The advantage of such an architecture is obvious; with the API as an abstract command receiver in the background, there are few limits to what you can do in terms of developing front ends. All major cloud computing solutions rely on similar designs, and the principle has asserted itself in Docker, as in Amazon's EC2 or OpenStack. Besides the
docker command-line tool, a GUI by the name of DockerUI  is also available (Figure 2), and a competitor known as Shipyard  vies for the favor of users, as well (Figure 3).
With its capabilities, Docker is eminently well qualified for more complex tasks. If you do not need a fully virtualized system but merely a matching container – for example, for development purposes – you can benefit greatly from Docker. It is only logical to integrate Docker with typical cloud and virtualization solutions – and with other tools that swim in the wake of the major cloud environments.

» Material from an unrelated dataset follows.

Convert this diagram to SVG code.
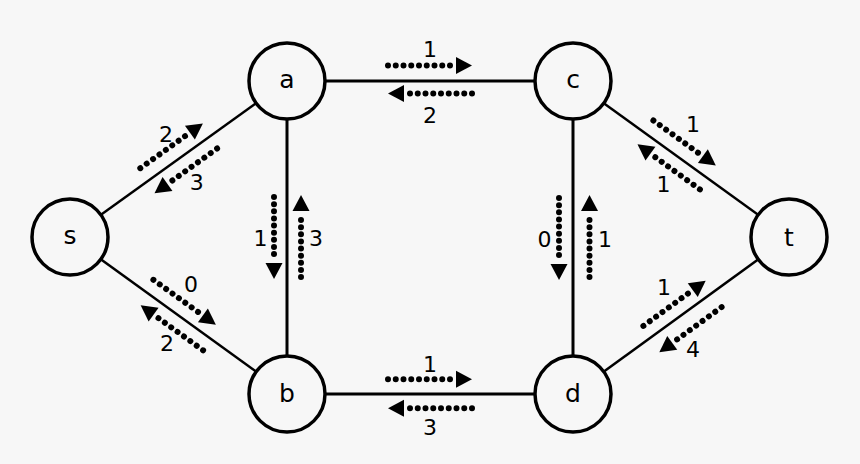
<svg xmlns="http://www.w3.org/2000/svg" xmlns:xlink="http://www.w3.org/1999/xlink" width="860" height="464" viewBox="0 0 860 464">
<style>
.edge{stroke:#000;stroke-width:3;fill:none}
.diag{stroke:#000;stroke-width:2.5;fill:none}
.node circle{fill:#f7f7f7;stroke:#000;stroke-width:3.5}
.node text{font-family:"DejaVu Sans",sans-serif;font-size:25px;text-anchor:middle;fill:#000}
.lbl{font-family:"DejaVu Sans",sans-serif;font-size:22px;text-anchor:middle;fill:#000}
.dots{stroke:#000;stroke-width:6;stroke-linecap:round;fill:none}
</style>
<defs>
<g id="ah"><line class="dots" x1="0" y1="0" x2="62.5" y2="0" stroke-dasharray="0 7.75"/><polygon points="68,-8.5 84,0 68,8.5"/></g>
<g id="av"><line class="dots" x1="0" y1="0" x2="57.5" y2="0" stroke-dasharray="0 7.125"/><polygon points="66,-8.5 82,0 66,8.5"/></g>
<g id="ad"><line class="dots" x1="0" y1="0" x2="55.5" y2="0" stroke-dasharray="0 7.857"/><polygon points="61,-8.5 77,0 61,8.5"/></g>
</defs>
<rect width="860" height="464" fill="#f7f7f7"/>
<g id="connectors">
<line class="diag" x1="70" y1="237" x2="287" y2="81"/>
<line class="diag" x1="70" y1="237" x2="287" y2="394"/>
<line class="edge" x1="287" y1="81" x2="573" y2="81"/>
<line class="edge" x1="287" y1="81" x2="287" y2="394"/>
<line class="edge" x1="287" y1="394" x2="573" y2="394"/>
<line class="edge" x1="573" y1="81" x2="573" y2="394"/>
<line class="diag" x1="573" y1="81" x2="789" y2="237"/>
<line class="diag" x1="573" y1="394" x2="789" y2="237"/>
</g>
<g id="flows">
<use xlink:href="#ah" transform="translate(388,65.5)"/>
<use xlink:href="#ah" transform="translate(472,93.5) rotate(180)"/>
<use xlink:href="#ah" transform="translate(388,379.3)"/>
<use xlink:href="#ah" transform="translate(472,408.3) rotate(180)"/>
<use xlink:href="#av" transform="translate(274,197) rotate(90)"/>
<use xlink:href="#av" transform="translate(301,277) rotate(-90)"/>
<use xlink:href="#av" transform="translate(559,198) rotate(90)"/>
<use xlink:href="#av" transform="translate(589.5,277) rotate(-90)"/>
<use xlink:href="#ad" transform="translate(140.3,168.2) rotate(-35.6)"/>
<use xlink:href="#ad" transform="translate(217.1,148.5) rotate(144.4)"/>
<use xlink:href="#ad" transform="translate(153.4,279.8) rotate(35.76)"/>
<use xlink:href="#ad" transform="translate(203.1,350.3) rotate(215.76)"/>
<use xlink:href="#ad" transform="translate(653.4,120.5) rotate(35.84)"/>
<use xlink:href="#ad" transform="translate(699.9,189.4) rotate(215.84)"/>
<use xlink:href="#ad" transform="translate(643.4,325.9) rotate(-36)"/>
<use xlink:href="#ad" transform="translate(721.6,307.1) rotate(144)"/>
</g>
<g id="labels">
<text class="lbl" x="430" y="57">1</text>
<text class="lbl" x="430" y="123">2</text>
<text class="lbl" x="430" y="371.5">1</text>
<text class="lbl" x="430" y="434.5">3</text>
<text class="lbl" x="260.5" y="246">1</text>
<text class="lbl" x="316" y="246">3</text>
<text class="lbl" x="544.5" y="246.5">0</text>
<text class="lbl" x="605" y="246.5">1</text>
<text class="lbl" x="166" y="142">2</text>
<text class="lbl" x="196.7" y="189.5">3</text>
<text class="lbl" x="191" y="292">0</text>
<text class="lbl" x="167" y="350.5">2</text>
<text class="lbl" x="693" y="132">1</text>
<text class="lbl" x="663.5" y="192">1</text>
<text class="lbl" x="664" y="294.5">1</text>
<text class="lbl" x="693" y="356.5">4</text>
</g>
<g id="node-s" class="node"><circle cx="70" cy="237" r="38"/><text x="70" y="244">s</text></g>
<g id="node-a" class="node"><circle cx="287" cy="81" r="38"/><text x="287" y="88">a</text></g>
<g id="node-b" class="node"><circle cx="287" cy="394" r="38"/><text x="287" y="402">b</text></g>
<g id="node-c" class="node"><circle cx="573" cy="81" r="38"/><text x="573" y="88">c</text></g>
<g id="node-d" class="node"><circle cx="573" cy="394" r="38"/><text x="573" y="402">d</text></g>
<g id="node-t" class="node"><circle cx="789" cy="237" r="38"/><text x="789" y="246">t</text></g>
</svg>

OpenStack very clearly dominates the market for open source clouds at the moment, a fact that has evidently not escaped the Docker developers' attention. After all, the OpenStack virtualization component, Nova , now comes with support for Docker.
Nova is basically modular, and the virtualization technology to be used can be enabled by a plugin. Thus, a simple entry in
nova.conf decides which technology the OpenStack component uses in the background. The choices are, for example, KVM, HyperV, VMware, and, more recently, Docker (Figures 4 and 5). OpenStack then does not launch a complete VM in the background; instead, it creates a Docker container that offers its own functionality as a virtual system. Docker integration is seamless, so you do not see the difference between running KVM with a full VM and Docker at first glance. In detail, however, quality differences do exist.
These differences partly relate to the requirements that Docker imposes on itself. Because the application seeks always to present the same system externally, as described previously, it needs to go through some contortions internally. This approach requires a high degree of adaptability with respect to various factors such as the network.
The Docker driver in Nova only supports the old network stack (
nova-network) in the Havana release of OpenStack, which will probably be removed in the next release of OpenStack. A bug report in Launchpad makes me suspect that this is a bug – not a feature that has been deliberately left unimplemented . Anyone using OpenStack with the forward-looking Neutron SDN stack cannot turn to Docker for the time being. However, precisely because Docker is currently all the rage, you can assume that this issue will be remedied in the foreseeable future. That said, this makes it hard to judge the maturity of the Docker implementation in Nova.
Docker extends LXC, adding a number of useful features that make the software more attractive. The developers of the solution have largely oriented Docker with the requirement of being able to distribute applications in the Docker container format quickly and easily and so that they are capable of running on any system.
However, in reality, Docker will tend to be especially interesting for those setups in which virtualization is desired, but without the overhead of a fully virtualized system.
Docker offers an attractive middle ground here, and it's indeed no coincidence that the software has many fans and is experiencing some hype. Especially in combination with a lean OpenStack setup, Docker could develop into a really useful tool for many tasks. It already comes with many practical tools in its own right.
A working setup, however, relies on the Docker driver for OpenStack Nova, and this should not be based on software from the Iron Age. If you want to run Docker without tying into frameworks such as OpenStack, you will find that it is already a reliable tool today.
Docker is reliable primarily because the Docker API is very versatile, supporting, for example, seamless integration with automation tools like Puppet and Chef, in addition to the features mentioned earlier. Overall, Docker has what it takes to become an admin's darling and is definitely worth a closer look.